## Aim
Work through the listing below and count the lines that hold "chart". Answer with the number alone.

## Supplied material
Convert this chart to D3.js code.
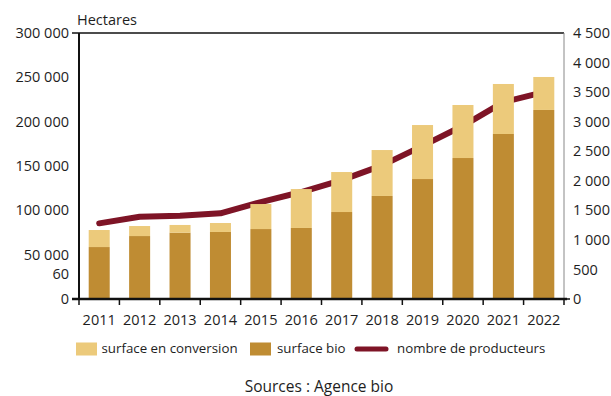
<!DOCTYPE html>
<html>
<head>
<meta charset="utf-8">
<script src="https://cdn.jsdelivr.net/npm/d3@7"></script>
<style>
  html, body { margin: 0; padding: 0; background: #fff; }
  svg { display: block; }
  text { font-family: "Open Sans", sans-serif; fill: #1e1e1e; }
</style>
</head>
<body>
<svg id="chart" width="611" height="396"></svg>
<script>
// ---- data ----
const years = ["2011","2012","2013","2014","2015","2016","2017","2018","2019","2020","2021","2022"];
const surfaceBio = [58600, 71000, 74800, 75600, 78900, 80100, 98100, 116200, 135300, 159000, 186100, 213200];
const surfaceConversion = [19200, 11300, 8700, 10100, 28200, 43900, 45100, 51800, 60900, 59800, 56400, 37200];
const producteurs = [1280, 1390, 1410, 1450, 1640, 1810, 2010, 2260, 2590, 2930, 3330, 3500];
const leftTicks = [0, 50000, 100000, 150000, 200000, 250000, 300000];
const rightTicks = [0, 500, 1000, 1500, 2000, 2500, 3000, 3500, 4000, 4500];
const strayLabel = ["60"];
const strayLabelValue = [28000];
const legendLabels = ["surface en conversion", "surface bio", "nombre de producteurs"];
const unitLabel = "Hectares";
const sourceLabel = "Sources : Agence bio";

// ---- styles ----
const cLight = "#ECCA7B", cDark = "#BF8C33", cLine = "#7E1426";
const svg = d3.select("#chart");
const L = 79, R = 564, T = 33, B = 299;

const fr = d3.formatLocale({decimal: ",", thousands: " ", grouping: [3], currency: ["", " €"]});
const fmt = fr.format(",d");

const x = d3.scaleBand().domain(years).range([L, R]).paddingInner(0.48).paddingOuter(0.24);
const yL = d3.scaleLinear().domain([0, 300000]).range([B, T]);
const yR = d3.scaleLinear().domain([0, 4500]).range([B, T]);

// frame: top and right
svg.append("line").attr("x1", 72).attr("x2", R).attr("y1", T).attr("y2", T)
  .attr("stroke", "#111").attr("stroke-width", 1.3);
svg.append("line").attr("x1", R).attr("x2", R).attr("y1", T).attr("y2", B)
  .attr("stroke", "#888").attr("stroke-width", 1);

// line (drawn under bars)
const line = d3.line().x((d, i) => x(years[i]) + x.bandwidth() / 2).y(d => yR(d));
svg.append("path").datum(producteurs).attr("d", line)
  .attr("fill", "none").attr("stroke", cLine).attr("stroke-width", 6)
  .attr("stroke-linecap", "round").attr("stroke-linejoin", "round");

// bars
const g = svg.append("g");
g.selectAll("rect.bio").data(surfaceBio).join("rect")
  .attr("x", (d, i) => x(years[i])).attr("width", x.bandwidth())
  .attr("y", d => yL(d)).attr("height", d => B - yL(d)).attr("fill", cDark);
g.selectAll("rect.conv").data(surfaceConversion).join("rect")
  .attr("x", (d, i) => x(years[i])).attr("width", x.bandwidth())
  .attr("y", (d, i) => yL(d + surfaceBio[i])).attr("height", (d, i) => yL(surfaceBio[i]) - yL(d + surfaceBio[i]))
  .attr("fill", cLight);

// left axis
svg.append("line").attr("x1", L).attr("x2", L).attr("y1", T).attr("y2", B + 1)
  .attr("stroke", "#111").attr("stroke-width", 2);
svg.selectAll("text.yl").data(leftTicks).join("text")
  .attr("x", 69).attr("y", d => yL(d)).attr("dy", "0.35em")
  .attr("text-anchor", "end").attr("font-size", 14.5).text(d => fmt(d));
svg.selectAll("line.ytl").data([0]).join("line")
  .attr("x1", 72).attr("x2", L).attr("y1", d => yL(d)).attr("y2", d => yL(d))
  .attr("stroke", "#111").attr("stroke-width", 1.5);
svg.selectAll("text.stray").data(strayLabel).join("text")
  .attr("x", 69).attr("y", (d, i) => yL(strayLabelValue[i])).attr("dy", "0.35em")
  .attr("text-anchor", "end").attr("font-size", 14.5).text(d => d);

// right axis labels
svg.selectAll("text.yr").data(rightTicks).join("text")
  .attr("x", 573).attr("y", d => yR(d)).attr("dy", "0.35em")
  .attr("text-anchor", "start").attr("font-size", 14.5).text(d => fmt(d));
svg.append("line").attr("x1", R).attr("x2", R + 6).attr("y1", B).attr("y2", B)
  .attr("stroke", "#111").attr("stroke-width", 1.5);

// bottom axis
svg.append("line").attr("x1", 72).attr("x2", R + 3).attr("y1", B).attr("y2", B)
  .attr("stroke", "#111").attr("stroke-width", 2.5);
const step = x.step();
const bounds = d3.range(years.length + 1).map(i => L + i * step);
svg.selectAll("line.xt").data(bounds).join("line")
  .attr("x1", d => d).attr("x2", d => d).attr("y1", B).attr("y2", B + 6)
  .attr("stroke", "#111").attr("stroke-width", 1.5);
svg.selectAll("text.xl").data(years).join("text")
  .attr("x", d => x(d) + x.bandwidth() / 2).attr("y", 325)
  .attr("text-anchor", "middle").attr("font-size", 14.5).text(d => d);

// unit label
svg.append("text").attr("x", 77).attr("y", 25).attr("font-size", 14.5).text(unitLabel);

// legend
const ly = 349;
svg.append("rect").attr("x", 76).attr("y", ly - 6.5).attr("width", 21).attr("height", 13).attr("fill", cLight);
svg.append("text").attr("x", 101.5).attr("y", ly).attr("dy", "0.33em").attr("font-size", 13.3).text(legendLabels[0]);
svg.append("rect").attr("x", 250).attr("y", ly - 6.5).attr("width", 21).attr("height", 13).attr("fill", cDark);
svg.append("text").attr("x", 277).attr("y", ly).attr("dy", "0.33em").attr("font-size", 13.3).text(legendLabels[1]);
svg.append("line").attr("x1", 357).attr("x2", 386).attr("y1", ly).attr("y2", ly)
  .attr("stroke", cLine).attr("stroke-width", 5).attr("stroke-linecap", "round");
svg.append("text").attr("x", 397).attr("y", ly).attr("dy", "0.33em").attr("font-size", 13.3).text(legendLabels[2]);

// source
svg.append("text").attr("x", 319).attr("y", 387).attr("dy", "0.35em")
  .attr("text-anchor", "middle").attr("font-size", 15.5).text(sourceLabel);
</script>
</body>
</html>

## Output below
3